Don Juan Manuel's ''Tales of Count Lucanor'', in Spanish ''Libro de los ejemplos del conde Lucanor y de Patronio'' (''Book of the Examples of Count Lucanor and of Patronio''), also commonly known as ''El Conde Lucanor, Libro de Patronio'', or ''Libro de los ejemplos'' (original Old Castilian: ''Libro de los enxiemplos del Conde Lucanor et de Patronio''), is one of the earliest works of prose in Castilian Spanish. It was first written in 1335.

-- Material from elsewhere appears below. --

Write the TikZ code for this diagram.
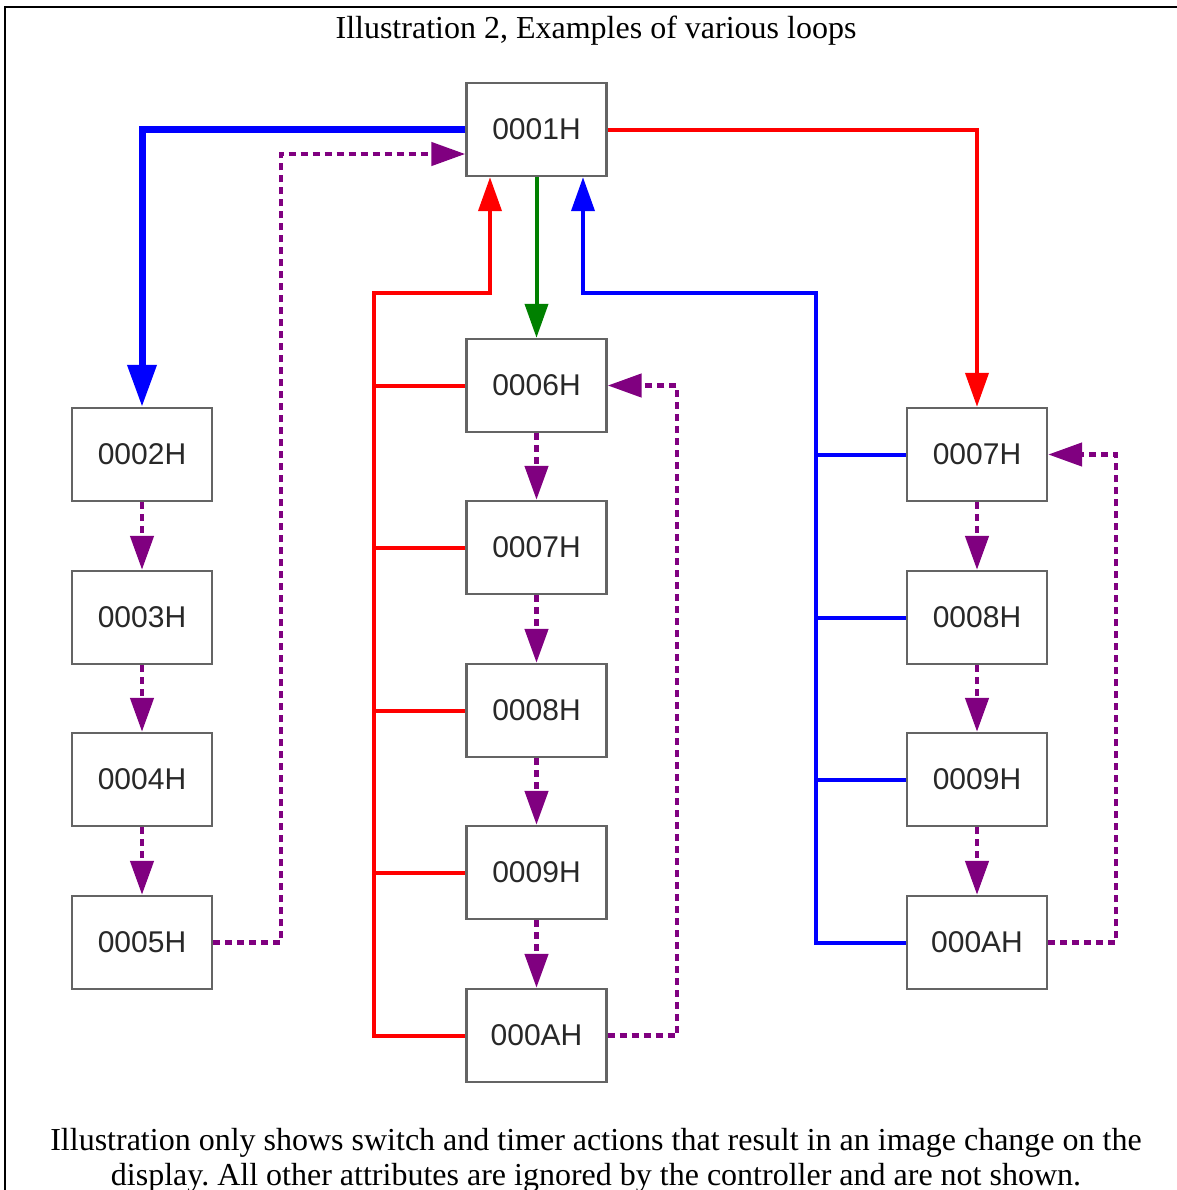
\documentclass[tikz,border=0pt]{standalone}
\usepackage{fontspec}
\setmainfont{Liberation Serif}
\setsansfont{Liberation Sans}
\usetikzlibrary{arrows.meta}
\frenchspacing
\definecolor{purp}{RGB}{128,0,128}
\definecolor{rd}{RGB}{255,0,0}
\definecolor{blu}{RGB}{0,0,255}
\definecolor{grn}{RGB}{0,128,0}
\definecolor{boxgray}{RGB}{100,100,100}
\definecolor{textgray}{RGB}{40,40,40}
\tikzset{
  boxnode/.style={draw=boxgray, line width=1.2pt, minimum width=70pt, minimum height=46.5pt,
    inner sep=0pt, fill=white, text=textgray, font=\sffamily\fontsize{15}{18}\selectfont},
  txt/.style={inner sep=0pt, anchor=base, font=\rmfamily\fontsize{16}{17.5}\selectfont},
  tipS/.style={-{Triangle[length=17pt,width=11.5pt]}},
  tipL/.style={-{Triangle[length=21pt,width=14pt]}},
  bluethick/.style={draw=blu, line width=3.5pt, tipL},
  redln/.style={draw=rd, line width=2pt},
  blueln/.style={draw=blu, line width=2pt},
  greenln/.style={draw=grn, line width=2pt},
  purpln/.style={draw=purp, line width=2.3pt, dash pattern=on 3.5pt off 2.5pt, tipS},
}
\begin{document}
\begin{tikzpicture}[x=0.5pt, y=-0.5pt]
\useasboundingbox (0,0) rectangle (1177,1190);
% frame
\draw[line width=1pt] (5,1190) -- (5,7) -- (1177,7);
% texts
\node[txt] (title) at (596,38) {Illustration 2, Examples of various loops};
\node[txt] (note1) at (596,1150) {Illustration only shows switch and timer actions that result in an image change on the};
\node[txt] (note2) at (596,1185) {display. All other attributes are ignored by the controller and are not shown.};
% boxes
\node[boxnode] (c1) at (536.5,129.5) {0001H};
\node[boxnode] (l2) at (142,454.5) {0002H};
\node[boxnode] (l3) at (142,617.5) {0003H};
\node[boxnode] (l4) at (142,779.5) {0004H};
\node[boxnode] (l5) at (142,942.5) {0005H};
\node[boxnode] (c6) at (536.5,385.5) {0006H};
\node[boxnode] (c7) at (536.5,547.5) {0007H};
\node[boxnode] (c8) at (536.5,710.5) {0008H};
\node[boxnode] (c9) at (536.5,872.5) {0009H};
\node[boxnode] (cA) at (536.5,1035.5) {000AH};
\node[boxnode] (r7) at (977,454.5) {0007H};
\node[boxnode] (r8) at (977,617.5) {0008H};
\node[boxnode] (r9) at (977,779.5) {0009H};
\node[boxnode] (rA) at (977,942.5) {000AH};
% junction coordinates
\coordinate (rt) at (374,292.5);
\coordinate (rtop) at (490,292.5);
\coordinate (bt) at (816,292.5);
\coordinate (btop) at (583,292.5);
\coordinate (p1) at (281,154);
\coordinate (p2) at (677,385.5);
\coordinate (p3) at (1116,454.5);
% main connectors
\draw[bluethick] (c1.west) -| (l2.north);
\draw[redln, tipS] (c1.east) -| (r7.north);
\draw[greenln, tipS] (c1.south) -- (c6.north);
% red tree
\draw[redln, tipS] (cA.west) -| (rt) -- (rtop) -- (rtop |- c1.south);
\draw[redln] (c6.west) -- (c6.west -| rt);
\draw[redln] (c7.west) -- (c7.west -| rt);
\draw[redln] (c8.west) -- (c8.west -| rt);
\draw[redln] (c9.west) -- (c9.west -| rt);
% blue tree
\draw[blueln, tipS] (rA.west) -| (bt) -- (btop) -- (btop |- c1.south);
\draw[blueln] (r7.west) -- (r7.west -| bt);
\draw[blueln] (r8.west) -- (r8.west -| bt);
\draw[blueln] (r9.west) -- (r9.west -| bt);
% purple chains
\draw[purpln] (l2.south) -- (l3.north);
\draw[purpln] (l3.south) -- (l4.north);
\draw[purpln] (l4.south) -- (l5.north);
\draw[purpln] (c6.south) -- (c7.north);
\draw[purpln] (c7.south) -- (c8.north);
\draw[purpln] (c8.south) -- (c9.north);
\draw[purpln] (c9.south) -- (cA.north);
\draw[purpln] (r7.south) -- (r8.north);
\draw[purpln] (r8.south) -- (r9.north);
\draw[purpln] (r9.south) -- (rA.north);
% purple loops back
\draw[purpln] (l5.east) -| (p1) -- (p1 -| c1.west);
\draw[purpln] (cA.east) -| (p2) -- (c6.east);
\draw[purpln] (rA.east) -| (p3) -- (r7.east);
\end{tikzpicture}
\end{document}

The book is divided into four parts. The first and most well-known part is a series of 50 short stories (some no more than a page or two) drawn from various sources, such as Aesop and other classical writers, and Arabic folktales. Story 28, "Of what happened to a woman called Truhana", a version of Aesop's ''The Milkmaid and Her Pail'', was claimed by Max Müller to originate in the Hindu cycle ''Panchatantra''.〔See (''The Broken Pot'' from the Panchatantra ), an example of (folktales of type "Air Castles" ). Retrieved March 13, 2010.〕
''Tales of Count Lucanor'' was first printed in 1575 when it was published at Seville under the auspices of Argote de Molina. It was again printed at Madrid in 1642, after which it lay forgotten for nearly two centuries.〔(Preface ) of ''Count Lucanor; of the Fifty Pleasant Stories of Patronio'', written by the Prince Don Juan Manuel and first translated into English by James York, M. D., 1868 Gibbings & Company, Limited; London; 1899.〕
==Purpose and structure==
A didactic, moralistic purpose, which would color so much of the Spanish literature to follow (see Novela picaresca), is the mark of this book. Count Lucanor engages in conversation with his advisor Patronio, putting to him a problem ("Some man has made me a proposition..." or "I fear that such and such person intends to...") and asking for advice. Patronio responds always with the greatest humility, claiming not to wish to offer advice to so illustrious a person as the Count, but offering to tell him a story of which the Count's problem reminds him. (Thus, the stories are "examples" () of wise action.) At the end he advises the Count to do as the protagonist of his story did.
Each chapter ends in more or less the same way, with slight variations on: "And this pleased the Count greatly and he did just so, and found it well. And Don Johán (Juan) saw that this example was very good, and had it written in this book, and composed the following verses." A rhymed couplet closes, giving the moral of the story.